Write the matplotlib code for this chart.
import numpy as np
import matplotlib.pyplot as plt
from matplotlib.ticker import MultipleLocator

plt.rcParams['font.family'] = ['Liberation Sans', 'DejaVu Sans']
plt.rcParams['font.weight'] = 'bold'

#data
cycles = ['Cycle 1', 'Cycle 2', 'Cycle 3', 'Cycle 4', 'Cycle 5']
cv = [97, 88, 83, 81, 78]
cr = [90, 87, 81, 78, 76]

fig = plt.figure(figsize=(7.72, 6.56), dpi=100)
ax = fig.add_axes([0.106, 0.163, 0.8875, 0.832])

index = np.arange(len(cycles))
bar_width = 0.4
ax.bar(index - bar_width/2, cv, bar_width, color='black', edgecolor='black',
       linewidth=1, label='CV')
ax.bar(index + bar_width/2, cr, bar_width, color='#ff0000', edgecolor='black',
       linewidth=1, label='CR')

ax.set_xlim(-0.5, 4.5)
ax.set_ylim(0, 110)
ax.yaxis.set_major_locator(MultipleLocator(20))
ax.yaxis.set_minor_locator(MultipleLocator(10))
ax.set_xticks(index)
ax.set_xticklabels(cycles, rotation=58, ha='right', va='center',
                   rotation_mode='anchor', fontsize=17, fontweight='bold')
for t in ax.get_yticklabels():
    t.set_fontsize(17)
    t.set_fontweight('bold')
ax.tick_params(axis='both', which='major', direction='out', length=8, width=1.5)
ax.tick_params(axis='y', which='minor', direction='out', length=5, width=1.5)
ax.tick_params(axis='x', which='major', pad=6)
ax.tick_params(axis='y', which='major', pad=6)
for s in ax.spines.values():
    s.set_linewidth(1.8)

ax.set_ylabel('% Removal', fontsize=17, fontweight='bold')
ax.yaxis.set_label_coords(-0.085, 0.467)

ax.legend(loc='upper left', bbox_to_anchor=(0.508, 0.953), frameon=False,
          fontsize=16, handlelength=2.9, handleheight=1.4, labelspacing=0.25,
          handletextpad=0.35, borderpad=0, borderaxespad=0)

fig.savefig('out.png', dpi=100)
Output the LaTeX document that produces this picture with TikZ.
--
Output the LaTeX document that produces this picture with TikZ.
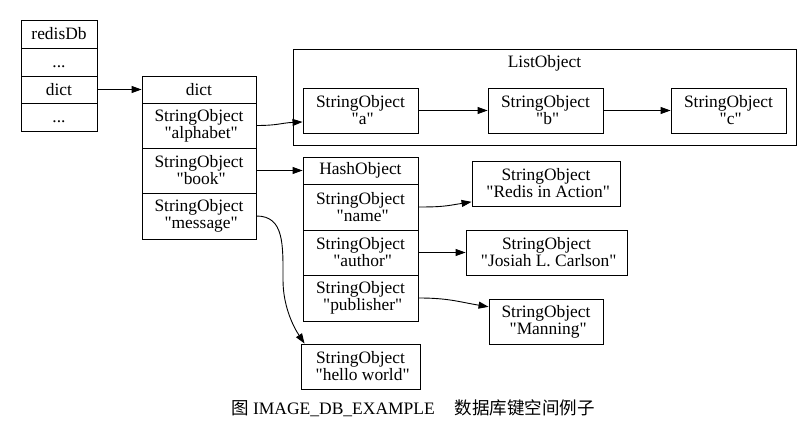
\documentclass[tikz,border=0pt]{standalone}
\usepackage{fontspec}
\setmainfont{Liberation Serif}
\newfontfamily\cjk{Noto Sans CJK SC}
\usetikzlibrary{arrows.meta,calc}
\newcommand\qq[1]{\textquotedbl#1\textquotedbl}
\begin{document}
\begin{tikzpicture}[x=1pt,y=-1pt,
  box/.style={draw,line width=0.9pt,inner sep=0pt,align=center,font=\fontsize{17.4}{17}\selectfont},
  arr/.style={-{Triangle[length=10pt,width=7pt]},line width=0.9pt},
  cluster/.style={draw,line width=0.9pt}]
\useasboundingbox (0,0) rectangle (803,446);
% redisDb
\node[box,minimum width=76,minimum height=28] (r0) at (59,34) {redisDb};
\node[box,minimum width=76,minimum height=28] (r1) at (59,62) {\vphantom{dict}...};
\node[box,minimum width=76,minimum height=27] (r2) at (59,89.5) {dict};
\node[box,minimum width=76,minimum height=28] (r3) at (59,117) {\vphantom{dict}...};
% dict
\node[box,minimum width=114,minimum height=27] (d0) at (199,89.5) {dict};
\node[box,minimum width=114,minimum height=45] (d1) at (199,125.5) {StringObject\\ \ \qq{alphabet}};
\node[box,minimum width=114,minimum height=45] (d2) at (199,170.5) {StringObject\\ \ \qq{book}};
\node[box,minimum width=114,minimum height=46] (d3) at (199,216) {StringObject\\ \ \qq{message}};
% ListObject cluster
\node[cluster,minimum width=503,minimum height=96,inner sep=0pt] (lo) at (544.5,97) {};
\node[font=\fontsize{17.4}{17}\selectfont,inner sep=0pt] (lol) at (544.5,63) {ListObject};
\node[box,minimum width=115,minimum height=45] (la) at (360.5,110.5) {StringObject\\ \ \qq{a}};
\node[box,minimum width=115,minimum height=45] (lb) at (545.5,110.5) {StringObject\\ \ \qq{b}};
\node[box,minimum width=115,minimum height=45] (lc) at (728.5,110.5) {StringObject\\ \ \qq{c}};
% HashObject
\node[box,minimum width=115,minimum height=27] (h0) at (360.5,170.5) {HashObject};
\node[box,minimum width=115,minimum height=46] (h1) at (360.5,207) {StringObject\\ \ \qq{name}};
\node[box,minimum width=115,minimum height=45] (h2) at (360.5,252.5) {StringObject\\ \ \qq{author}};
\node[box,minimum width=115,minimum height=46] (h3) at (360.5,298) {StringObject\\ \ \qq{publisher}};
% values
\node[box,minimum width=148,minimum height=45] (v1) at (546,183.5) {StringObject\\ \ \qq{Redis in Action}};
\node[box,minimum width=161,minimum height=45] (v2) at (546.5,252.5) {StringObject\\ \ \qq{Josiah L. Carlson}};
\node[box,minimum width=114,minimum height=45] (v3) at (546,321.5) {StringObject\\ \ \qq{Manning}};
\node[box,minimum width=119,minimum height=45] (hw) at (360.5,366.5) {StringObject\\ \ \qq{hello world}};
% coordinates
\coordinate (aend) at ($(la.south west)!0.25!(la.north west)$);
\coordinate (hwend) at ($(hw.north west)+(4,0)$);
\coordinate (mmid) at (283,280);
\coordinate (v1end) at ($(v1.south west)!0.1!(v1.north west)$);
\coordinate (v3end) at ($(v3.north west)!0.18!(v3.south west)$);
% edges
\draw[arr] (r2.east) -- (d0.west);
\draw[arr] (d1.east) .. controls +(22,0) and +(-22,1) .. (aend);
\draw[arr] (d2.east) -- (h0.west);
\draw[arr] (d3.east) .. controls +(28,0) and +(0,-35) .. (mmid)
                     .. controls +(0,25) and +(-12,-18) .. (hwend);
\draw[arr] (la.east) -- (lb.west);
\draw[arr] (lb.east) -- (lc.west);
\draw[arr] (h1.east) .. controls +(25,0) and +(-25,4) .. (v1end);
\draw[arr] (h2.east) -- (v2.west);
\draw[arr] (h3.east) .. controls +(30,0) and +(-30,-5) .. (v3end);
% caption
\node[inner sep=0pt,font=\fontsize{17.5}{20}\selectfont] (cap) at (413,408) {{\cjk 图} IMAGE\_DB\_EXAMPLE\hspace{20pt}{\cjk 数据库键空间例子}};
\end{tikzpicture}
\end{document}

* [DIRECTIVE]: Begin with the line containing "Write the matplotlib code for this chart.", end with the line containing "plt.rcParams['font.weight'] = 'bold'", and transcribe exactly every line in that span, with nothing added.

* [OUTPUT OF THE EXERCISE]:
Write the matplotlib code for this chart.
import numpy as np
import matplotlib.pyplot as plt
from matplotlib.ticker import MultipleLocator

plt.rcParams['font.family'] = ['Liberation Sans', 'DejaVu Sans']
plt.rcParams['font.weight'] = 'bold'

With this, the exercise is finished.